Teaching the order of margins in CSS
At codebar this week, I was paired with a graphic designer who was just starting her HTML & CSS learning journey. I really enjoyed working with her because she wanted to understand everything, and because of this, I found a nice way to explain the order of margins in CSS.
Margins are added to the outside of an element using four different properties like this:
- margin-left: 1em;
- margin-right: 1em;
- margin-top: 1em;
- margin-bottom: 1em;
This can also be written in several different ways using these shorthand methods:
- margin: 1em;
- margin: 1em 1em;
- margin: 1em auto 1em;
Codebar's tutorials introduce the shorthands very early on (in the second lesson), which is often before students have fully grasped how CSS works, so I find myself explaining these shortcuts a lot. It isn't surprising that the shorthand values can be difficult to remember—I know I had trouble remembering them when I started out.
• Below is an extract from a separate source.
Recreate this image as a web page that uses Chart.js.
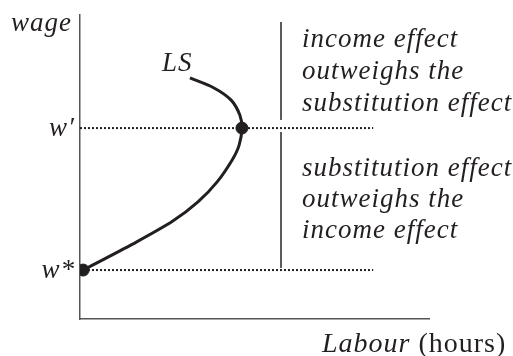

Let's look at these margin values:
margin: 1em 2em 4em 2em;
As figure 1.0 illustrates, the first value in the set is equivalent to the top of the square, working clockwise round so that each value represents a different side. So: 1em = margin-top, 2em = margin-right, 4em = margin-bottom, 2em = margin-left.
This seems pretty straight forward, but the two alternative shorthand methods are slightly more difficult to remember without the diagram.
Look at this
margin: 1em 3em; We know it's shorthand for all four values (top, right, bottom, left), but how?
Using figure 1.0 we know that 1em = margin-top and 3em = margin-right, but what about the bottom and left values? Figure 1.1 illustrates how the values are paired, so when you are only given two values, you can pair them up. The top value is equal to the bottom value and the left and right values are equal. So, back to the example:
margin: 1em 3em; We know that 1em = margin-top because that's the starting point, and 3em = margin-right. It may not be immediately clear what the bottom value is, but we know from figure 1.1 that it is paired with top, so margin-bottom = 1em. Similarly, the left value pairs up with the right value, so margin-left = 3em.
Now let's look at this shorthand method
margin: 1em auto 3em. Using the diagram and starting at the top, we know that 1em = margin-top, auto = margin-right, and 3em = margin-bottom. Easy peasy. Since the left value hasn't been accounted for yet, we pair it up with the right value, so margin-left also has the value auto.
The last shorthand method is
margin: 1em; This is simple: every side of the square is equal to 1em. That's just one of those things you have to remember. Hopefully, I can make margins clearer to a few more people at codebar using this diagram.